Detects incipient skid conditions.
Commands brake pressure modulation accordingly.
3. Brake Control Valves / Servo Valves
Adjust hydraulic brake pressure based on control unit commands.
Increase, hold, or release pressure to prevent skidding.
4. Cockpit Controls and Indicators
Allow pilots to arm or disarm the anti-skid system.
Provide failure warnings if the system malfunctions.
Modes of Operation
Aircraft anti-skid systems typically operate in different modes depending on conditions:
Normal Mode: Provides full anti-skid protection during landing rollout.
Touchdown Protection: Prevents brakes from being applied before wheel spin-up to avoid tire blowout.
Hydroplane/Low-Speed Protection: Some systems reduce braking effectiveness at very low speeds to prevent wheel lock at taxi speed.
Fail-Safe Mode: If the system fails, braking reverts to manual control with no anti-skid assistance.
Advantages of Anti-Skid System
Increased safety during landing and rejected takeoff.
Reduced risk of accidents due to tire bursts or loss of directional control.
Lower maintenance costs by minimizing tire and brake wear.
Shorter and more predictable stopping distances.
Challenges and Limitations
Reduced effectiveness on icy runways where friction is minimal.
Dependence on accurate sensor signals and hydraulic system integrity.

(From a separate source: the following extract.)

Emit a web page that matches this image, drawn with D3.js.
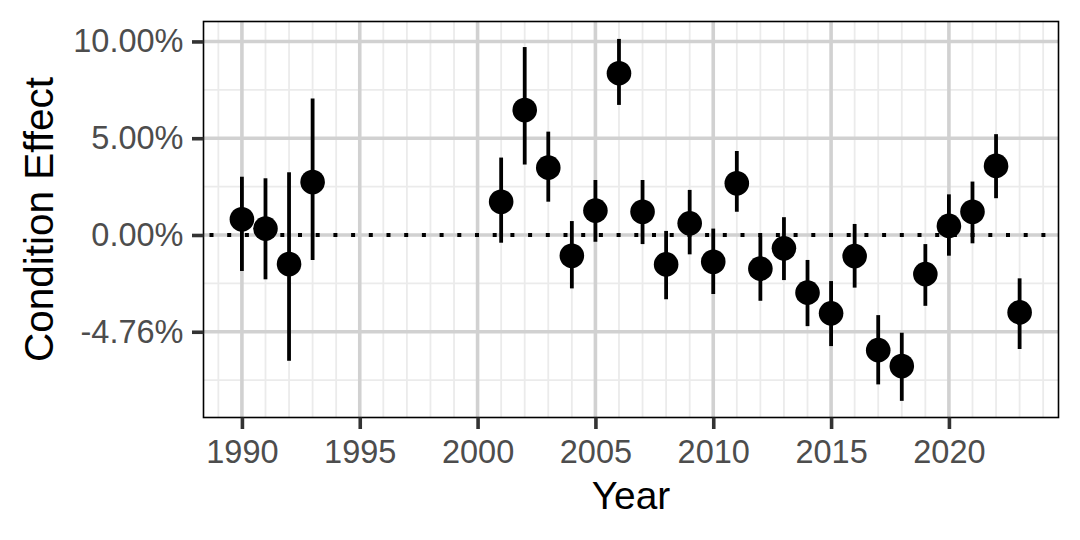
<!DOCTYPE html>
<html>
<head>
	<meta charset="utf-8">
	<script type="text/javascript" src="https://cdn.jsdelivr.net/npm/d3@7/dist/d3.min.js"></script>
	<title>Condition Effect</title>
	<style>
		body { margin: 0; background: #fff; }
		text { font-family: "Liberation Sans", Arial, Helvetica, sans-serif; }
	</style>
</head>
<body>
<script type="text/javascript">

	/*------ Data ------*/

	var years    = [1990, 1991, 1992, 1993, 2001, 2002, 2003, 2004, 2005, 2006, 2007, 2008, 2009, 2010,
	                2011, 2012, 2013, 2014, 2015, 2016, 2017, 2018, 2019, 2020, 2021, 2022, 2023];
	var estimate = [0.0081, 0.0033, -0.0150, 0.0274, 0.0172, 0.0646, 0.0348, -0.0107, 0.0126, 0.0836, 0.0120, -0.0152, 0.0060, -0.0138,
	                0.0267, -0.0174, -0.0069, -0.0298, -0.0405, -0.0109, -0.0595, -0.0677, -0.0202, 0.0047, 0.0120, 0.0357, -0.0400];
	var upper    = [0.0301, 0.0293, 0.0324, 0.0705, 0.0400, 0.0971, 0.0534, 0.0072, 0.0284, 0.1013, 0.0284, 0.0021, 0.0233, 0.0033,
	                0.0434, -0.0009, 0.0092, -0.0129, -0.0238, 0.0057, -0.0414, -0.0505, -0.0047, 0.0210, 0.0276, 0.0521, -0.0224];
	var lower    = [-0.0186, -0.0229, -0.0650, -0.0129, -0.0040, 0.0364, 0.0172, -0.0276, -0.0035, 0.0672, -0.0047, -0.0332, -0.0100, -0.0305,
	                0.0120, -0.0340, -0.0233, -0.0471, -0.0574, -0.0272, -0.0772, -0.0857, -0.0366, -0.0107, -0.0043, 0.0190, -0.0589];

	var xTicks = [1990, 1995, 2000, 2005, 2010, 2015, 2020];
	var yTicks = [-0.05, 0, 0.05, 0.10];
	var yTickLabels = ['-4.76%', '0.00%', '5.00%', '10.00%'];
	var yMinor = [-0.075, -0.025, 0.025, 0.075];

	/*----- Layout -----*/

	var svgWidth = 1080;
	var svgHeight = 540;
	var panel = { left: 203.5, right: 1058.5, top: 21.5, bottom: 417.5 };

	var svg = d3.select('body')
			.append('svg')
			.attr('width', svgWidth)
			.attr('height', svgHeight);

	var xScale = d3.scaleLinear()
			.domain([1988.37, 2024.65])
			.range([panel.left, panel.right]);

	var yScale = d3.scaleLinear()
			.domain([-0.0943, 0.1103])
			.range([panel.bottom, panel.top]);

	var points = years.map(function (y, i) {
		return { year: y, est: estimate[i], lo: lower[i], hi: upper[i] };
	});

	drawGrid();
	drawPoints();
	drawAxes();

	function drawGrid() {
		var grid = svg.append('g');

		// minor lines: every year on x, half steps on y
		grid.selectAll('.vminor')
			.data(d3.range(1989, 2025).filter(function (d) { return d % 5 != 0; }))
			.enter()
			.append('line')
			.attr('x1', function (d) { return xScale(d); })
			.attr('x2', function (d) { return xScale(d); })
			.attr('y1', panel.top)
			.attr('y2', panel.bottom)
			.attr('stroke', '#ebebeb')
			.attr('stroke-width', 1.8);

		grid.selectAll('.hminor')
			.data(yMinor)
			.enter()
			.append('line')
			.attr('x1', panel.left)
			.attr('x2', panel.right)
			.attr('y1', function (d) { return yScale(d); })
			.attr('y2', function (d) { return yScale(d); })
			.attr('stroke', '#ebebeb')
			.attr('stroke-width', 1.8);

		grid.selectAll('.vmajor')
			.data(xTicks)
			.enter()
			.append('line')
			.attr('x1', function (d) { return xScale(d); })
			.attr('x2', function (d) { return xScale(d); })
			.attr('y1', panel.top)
			.attr('y2', panel.bottom)
			.attr('stroke', '#d1d1d1')
			.attr('stroke-width', 3.6);

		grid.selectAll('.hmajor')
			.data(yTicks)
			.enter()
			.append('line')
			.attr('x1', panel.left)
			.attr('x2', panel.right)
			.attr('y1', function (d) { return yScale(d); })
			.attr('y2', function (d) { return yScale(d); })
			.attr('stroke', '#d1d1d1')
			.attr('stroke-width', 3.6);

		// dotted zero line
		grid.append('line')
			.attr('x1', panel.left)
			.attr('x2', panel.right)
			.attr('y1', yScale(0))
			.attr('y2', yScale(0))
			.attr('stroke', '#000')
			.attr('stroke-width', 3.8)
			.attr('stroke-dasharray', '4,13.7')
			.attr('stroke-dashoffset', -6);
	}

	function drawPoints() {
		svg.append('g').selectAll('line')
			.data(points)
			.enter()
			.append('line')
			.attr('x1', function (d) { return xScale(d.year); })
			.attr('x2', function (d) { return xScale(d.year); })
			.attr('y1', function (d) { return yScale(d.lo); })
			.attr('y2', function (d) { return yScale(d.hi); })
			.attr('stroke', '#000')
			.attr('stroke-width', 3.8);

		svg.append('g').selectAll('circle')
			.data(points)
			.enter()
			.append('circle')
			.attr('cx', function (d) { return xScale(d.year); })
			.attr('cy', function (d) { return yScale(d.est); })
			.attr('r', 12.3)
			.attr('fill', '#000');
	}

	function drawAxes() {
		// panel border
		svg.append('rect')
			.attr('x', panel.left)
			.attr('y', panel.top)
			.attr('width', panel.right - panel.left)
			.attr('height', panel.bottom - panel.top)
			.attr('fill', 'none')
			.attr('stroke', '#000')
			.attr('stroke-width', 1.6);

		var xAxis = svg.append('g')
			.attr('transform', 'translate(0,' + panel.bottom + ')')
			.call(d3.axisBottom(xScale)
				.tickValues(xTicks)
				.tickFormat(d3.format('d'))
				.tickSizeInner(11.5)
				.tickSizeOuter(0)
				.tickPadding(10.5));

		var yAxis = svg.append('g')
			.attr('transform', 'translate(' + panel.left + ',0)')
			.call(d3.axisLeft(yScale)
				.tickValues(yTicks)
				.tickFormat(function (d, i) { return yTickLabels[i]; })
				.tickSizeInner(11.5)
				.tickSizeOuter(0)
				.tickPadding(8.5));

		[xAxis, yAxis].forEach(function (ax) {
			ax.select('.domain').remove();
			ax.selectAll('.tick line').attr('stroke', '#333').attr('stroke-width', 3.6);
			ax.selectAll('.tick text')
				.attr('fill', '#4d4d4d')
				.attr('font-size', 32.5)
				.attr('font-family', '"Liberation Sans", Arial, sans-serif');
		});

		svg.append('text')
			.attr('x', (panel.left + panel.right) / 2)
			.attr('y', 509)
			.attr('text-anchor', 'middle')
			.attr('font-size', 38.9)
			.attr('fill', '#000')
			.text('Year');

		svg.append('text')
			.attr('transform', 'translate(53,' + ((panel.top + panel.bottom) / 2) + ') rotate(-90)')
			.attr('text-anchor', 'middle')
			.attr('font-size', 40.5)
			.attr('fill', '#000')
			.text('Condition Effect');
	}

</script>
</body>
</html>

Additional weight and complexity compared to conventional braking systems.
Conclusion
The anti-skid system in aircraft is a critical safety feature that ensures maximum braking efficiency while preventing wheel lockup during landing and ground operations. By continuously adjusting brake pressure based on wheel speed, it enhances safety, reduces stopping distance, and protects tires from excessive wear. Just like ABS in cars, but more sophisticated, aircraft anti-skid systems are vital for safe flight operations, especially in challenging runway conditions.